The Senior Agri-Meteorologist with World Weather Inc says farmers in southern Saskatchewan will still be looking for some rain in the spring, but then things should turn around.
Drew Lerner says while a lot of areas have snow there isn’t a lot of moisture in it.
“We’ve had cold weather here for a while and most of the snow when it falls in a cold atmosphere doesn’t have a lot of moisture in it. The snowflakes are really crystallized and it becomes real fluffy snow and so it doesn’t stack well. There’s a lot of air between the snowflakes, so it ends up accumulating much more significantly. Looking at it you think you’ve got all kinds of moisture, but if you take it and melt it down I think you’re going to find there’s not much moisture in it.”
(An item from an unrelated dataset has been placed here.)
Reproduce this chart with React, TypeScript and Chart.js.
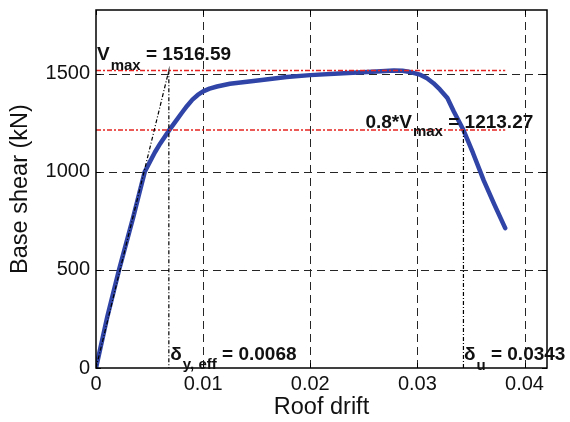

Lerner says one of the concerns is the moisture content is a little low, noting that once the plant emerges farmers will be looking for that next rain event to sustain the crop.
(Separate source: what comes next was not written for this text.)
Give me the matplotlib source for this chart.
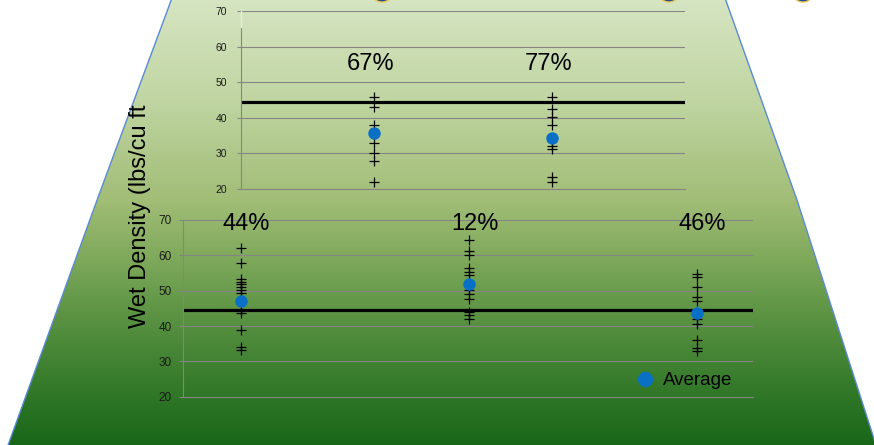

“I think there are a lot of reasons for us, to not do really well with the volume of moisture this particular spring. As we go into the summer, I think we’ll start doing a lot better with a more routine occurrence of rain. I don’t want to imply that there’s not going to be moisture in the spring because there will be. If you’re looking to fix the moisture deficit from the past two years, we’re not going to do it during the early part of the spring at least. I think we’ll have enough moisture to get our seeds in the ground and get them started.”
He says April and May weather will see improved rainfall in the central and southern prairies. Southern Manitoba will be the wettest this spring, with many areas across the southern prairies wet this summer.
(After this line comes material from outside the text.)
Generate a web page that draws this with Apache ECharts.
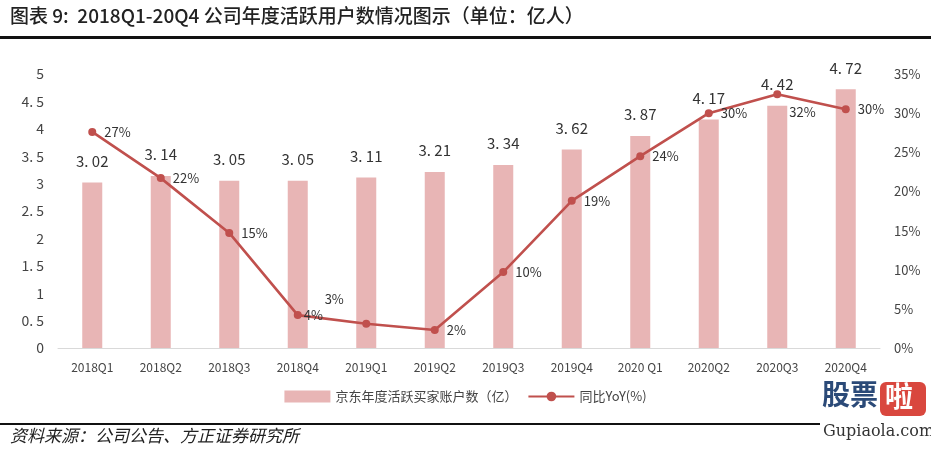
<!DOCTYPE html>
<html><head><meta charset="utf-8">
<script src="https://cdn.jsdelivr.net/npm/echarts@6/dist/echarts.min.js"></script>
<style>html,body{margin:0;padding:0;background:#fff}#c{width:931px;height:452px}</style>
</head><body><div id="c"></div>
<script>
const categories = ['2018Q1','2018Q2','2018Q3','2018Q4','2019Q1','2019Q2','2019Q3','2019Q4','2020 Q1','2020Q2','2020Q3','2020Q4'];
const activeUsers = [3.02,3.14,3.05,3.05,3.11,3.21,3.34,3.62,3.87,4.17,4.42,4.72];
const yoy = [27.6,21.7,14.7,4.2,3.1,2.3,9.7,18.8,24.5,30.0,32.4,30.5];
const yoyLabels = ['27%','22%','15%','4%','3%','2%','10%','19%','24%','30%','32%','30%'];
const leftTicks = [0,0.5,1,1.5,2,2.5,3,3.5,4,4.5,5];
const rightTicks = [0,5,10,15,20,25,30,35];

const chart = echarts.init(document.getElementById('c'));
const font = '"Noto Sans CJK SC", "Noto Sans", sans-serif';
const fmtNum = v => String(v).replace('.', '. ');
chart.setOption({
  animation:false,
  textStyle:{fontFamily:font},
  grid:{left:58,right:51,top:74,bottom:104},
  legend:{
    bottom:44,left:'center',itemWidth:46,itemHeight:12,itemGap:10,
    textStyle:{color:'#444',fontSize:13,fontFamily:font},
    data:[{name:'京东年度活跃买家账户数（亿）',icon:'rect'},{name:'同比YoY(%)'}]
  },
  xAxis:{type:'category',data:categories,
    axisLine:{lineStyle:{color:'#d9d9d9'}},axisTick:{show:false},
    axisLabel:{color:'#444',fontSize:12,margin:13}},
  yAxis:[
    {type:'value',min:0,max:5,interval:0.5,splitLine:{show:false},
     axisLine:{show:false},axisTick:{show:false},
     axisLabel:{color:'#444',fontSize:14,margin:14,formatter:v=>fmtNum(v)}},
    {type:'value',min:0,max:35,interval:5,splitLine:{show:false},
     axisLine:{show:false},axisTick:{show:false},
     axisLabel:{color:'#444',fontSize:13,margin:14,formatter:v=>v+'%'}}
  ],
  series:[
    {name:'京东年度活跃买家账户数（亿）',type:'bar',data:activeUsers,barWidth:20,
     itemStyle:{color:'#e8b5b5'},
     label:{show:true,position:'top',distance:14,color:'#333',fontSize:15,formatter:p=>fmtNum(p.value)}},
    {name:'同比YoY(%)',type:'line',yAxisIndex:1,data:yoy.map((v,i)=>{
        const d={value:v};
        if(i===4) d.label={position:'top',offset:[-32,-6]};
        if(i===3) d.label={offset:[-6,0]};
        if(i===10) d.label={offset:[0,18]};
        return d;}),
     symbol:'circle',symbolSize:8,
     lineStyle:{color:'#c0504d',width:2.6},itemStyle:{color:'#c0504d'},
     label:{show:true,position:'right',distance:8,color:'#333',fontSize:13,
       formatter:p=>yoyLabels[p.dataIndex]}}
  ],
  graphic:[
    {type:'text',left:10,top:6,style:{text:'图表 9:  2018Q1-20Q4 公司年度活跃用户数情况图示（单位：亿人）',font:'500 19px '+font,fill:'#222'}},
    {type:'rect',shape:{x:0,y:36,width:931,height:3},style:{fill:'#111'}},
    {type:'rect',shape:{x:0,y:423,width:820,height:2},style:{fill:'#111'}},
    {type:'text',left:10,top:427,style:{text:'资料来源：公司公告、方正证券研究所',font:'italic 17px '+font,fill:'#222'}},
    {type:'text',left:822,top:380,style:{text:'股票',font:'bold 28px '+font,fill:'#2b4a78'}},
    {type:'rect',shape:{x:880,y:382,width:46,height:34,r:6},style:{fill:'#d9473e'}},
    {type:'text',left:885,top:382,style:{text:'啦',font:'bold 28px '+font,fill:'#fff'}},
    {type:'text',left:823,top:424,style:{text:'Gupiaola.com',font:'16px "DejaVu Serif", serif',fill:'#333'}}
  ]
});
</script></body></html>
Lerner says the forecast for El Nino really hasn’t amounted to much, but he’s seeing signs that it could linger with more of an impact similar to 2004.
“If El Nino comes back, it does have an influence on the Prairies during the Spring and it usually includes an ongoing wetter bias North of 16 highway in Alberta in particular. Then for the Southwest and Central part of the Prairies, we tend to have that drier than normal condition still prevailing too. That’s why I say we’re going to have a little bit of a tough time this spring getting started, but as we move from Spring to Summer I think we’ll switch it around a little bit, and we’ll go the other way for both these areas.”
Lerner says once we get past the spring everyone’s going to do a little better and should have a better crop.
Lerner was one of the featured speakers at the Nutrien Ag Solutions Crop Information Day.